7. Man checking bodies
8. Families outside morgue
STORYLINE:
Dozens of relatives gathered at a morgue in Damascus on Wednesday, anxiously awaiting news about their loved ones who were imprisoned or killed by the security apparatus of the toppled Syrian government.
On the morgue’s wall outside, pictures of some of the dead were pinned so their relatives can identify them, as many remain unknown.
"35 bodies arrived from Harasta Hospital. Some have been identified, others remain unknown. We took samples to analyze them, but that will take some time," said Dr. Abdallah Youssef, a forensic specialist.
Thousands were found in Syrian detention centers and prisons since the fall of Assad.
Where some have died just weeks ago, others perished months earlier.
Syrians across the world are now circulating images of dead and tortured bodies in the grim hope of seeing the bodies of their slain loved ones.
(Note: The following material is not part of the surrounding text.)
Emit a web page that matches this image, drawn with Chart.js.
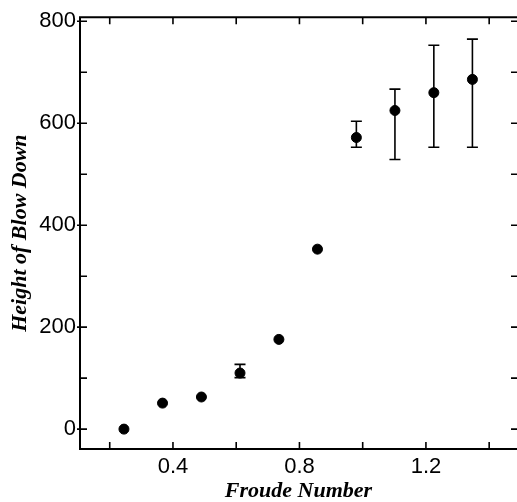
<!DOCTYPE html>
<html>
<head>
<meta charset="utf-8">
<script src="https://cdn.jsdelivr.net/npm/chart.js@4.4.0/dist/chart.umd.min.js"></script>
<style>
  html, body { margin: 0; padding: 0; background: #fff; }
  #wrap { width: 517px; height: 502px; position: relative; }
</style>
</head>
<body>
<div id="wrap"><canvas id="blowdown"></canvas></div>
<script>
// values
const froude = [0.245, 0.367, 0.49, 0.612, 0.735, 0.857, 0.98, 1.102, 1.225, 1.347];
const blowHeight = [0, 51, 63, 110, 176, 353, 572, 625, 660, 686];
const errTop = [null, null, null, 127, null, null, 604, 667, 753, 765];
const errBottom = [null, null, null, 101, null, null, 553, 529, 553, 553];

const xTickLabels = [0.4, 0.8, 1.2];
const yTickLabels = [0, 200, 400, 600, 800];
const xTickMarks = [0.2, 0.4, 0.6, 0.8, 1.0, 1.2, 1.4];
const yTickMarks = [0, 100, 200, 300, 400, 500, 600, 700, 800];

// error bars, frame and inward ticks
const decorations = {
  id: 'decorations',
  afterDatasetsDraw(chart) {
    const ctx = chart.ctx;
    const xs = chart.scales.x, ys = chart.scales.y;
    const a = chart.chartArea;
    ctx.save();
    ctx.strokeStyle = '#000';

    ctx.lineWidth = 1.6;
    froude.forEach((f, i) => {
      if (errTop[i] == null) return;
      const px = xs.getPixelForValue(f);
      const top = ys.getPixelForValue(errTop[i]);
      const bot = ys.getPixelForValue(errBottom[i]);
      ctx.beginPath();
      ctx.moveTo(px, top); ctx.lineTo(px, bot);
      ctx.moveTo(px - 5.5, top); ctx.lineTo(px + 5.5, top);
      ctx.moveTo(px - 5.5, bot); ctx.lineTo(px + 5.5, bot);
      ctx.stroke();
    });

    ctx.lineWidth = 2;
    ctx.beginPath();
    ctx.moveTo(a.right + 2, a.top); ctx.lineTo(a.left, a.top);
    ctx.lineTo(a.left, a.bottom); ctx.lineTo(a.right + 2, a.bottom);
    ctx.stroke();

    ctx.lineWidth = 1.6;
    ctx.beginPath();
    xTickMarks.forEach(v => {
      const px = xs.getPixelForValue(v);
      ctx.moveTo(px, a.bottom); ctx.lineTo(px, a.bottom - 7);
      ctx.moveTo(px, a.top); ctx.lineTo(px, a.top + 7);
    });
    yTickMarks.forEach(v => {
      const py = ys.getPixelForValue(v);
      const labelled = yTickLabels.includes(v);
      ctx.moveTo(labelled ? a.left - 3 : a.left, py); ctx.lineTo(a.left + 7, py);
      ctx.moveTo(a.right, py); ctx.lineTo(a.right - 6, py);
    });
    ctx.stroke();
    ctx.restore();
  }
};

new Chart(document.getElementById('blowdown'), {
  type: 'scatter',
  data: {
    datasets: [{
      data: froude.map((f, i) => ({ x: f, y: blowHeight[i] })),
      backgroundColor: '#000',
      borderColor: '#000',
      borderWidth: 1,
      pointRadius: 5,
      pointHoverRadius: 5
    }]
  },
  options: {
    responsive: true,
    maintainAspectRatio: false,
    animation: false,
    layout: { autoPadding: false, padding: { top: 14, right: 0, bottom: 0, left: 0 } },
    plugins: { legend: { display: false }, tooltip: { enabled: false } },
    scales: {
      x: {
        type: 'linear',
        min: 0.106,
        max: 1.488,
        afterBuildTicks: s => { s.ticks = xTickLabels.map(v => ({ value: v })); },
        afterFit: s => { s.height = 53; },
        grid: { display: false, drawTicks: false },
        border: { display: false },
        ticks: {
          color: '#000',
          padding: 5,
          maxRotation: 0,
          font: { family: '"Liberation Sans", Arial, sans-serif', size: 22 },
          callback: v => v.toFixed(1)
        },
        title: {
          display: true,
          text: 'Froude Number',
          color: '#000',
          padding: 0,
          font: { family: '"Liberation Serif", "Times New Roman", serif', size: 22, style: 'italic', weight: 'bold', lineHeight: 1.0 }
        }
      },
      y: {
        type: 'linear',
        min: -39,
        max: 808,
        afterBuildTicks: s => { s.ticks = yTickLabels.map(v => ({ value: v })); },
        afterFit: s => { s.width = 80; },
        grid: { display: false, drawTicks: false },
        border: { display: false },
        ticks: {
          color: '#000',
          padding: 4,
          font: { family: '"Liberation Sans", Arial, sans-serif', size: 22 },
          callback: v => String(v)
        },
        title: {
          display: true,
          text: 'Height of Blow Down',
          color: '#000',
          padding: { top: 9, bottom: 0 },
          font: { family: '"Liberation Serif", "Times New Roman", serif', size: 22, style: 'italic', weight: 'bold', lineHeight: 1.0 }
        }
      }
    }
  },
  plugins: [decorations]
});
</script>
</body>
</html>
Inside the morgue in Damascus, Mohammad Chaeeb spoke softly into his phone, telling a relative the news: he’d found his brother there.
His gaze lingered on the blackened body of his brother, Sami Chaeeb. Sami’s teeth were bared, his eye sockets empty.
“It looks like they used gas on him or something, I don’t know. He doesn’t look normal. He doesn’t even have eyes,” he said while talking on the phone.
Sami was put in jail five months ago, disappearing into a dark prison system under the rule of President Bashar al-Assad, whose regime fell over the weekend. The family never knew why Sami had been imprisoned.
Some bodies came from the notorious Saydnaya Prison, still dressed in their prisoner uniforms, said Yasser Qasser, a medical forensic assistant at the morgue.
His colleague, Dr. Abdallah Youssef, said they’ve seen some torture and bullet marks on some of the bodies, and identifying all of them would take time.
An estimated 150,000 people have been detained or have gone missing in Syria since 2011 — under Assad’s rule, any whiff of dissent could send someone immediately to prison.
For years, it was a sentence akin to death, as few ever emerged from the system.
Some families continued to search the morgue. They moved among the bodies, weeping quietly as they passed, pausing to search for familiar features.
The bodies lay covered in white shrouds, each marked with a number—some bearing the label “unknown.”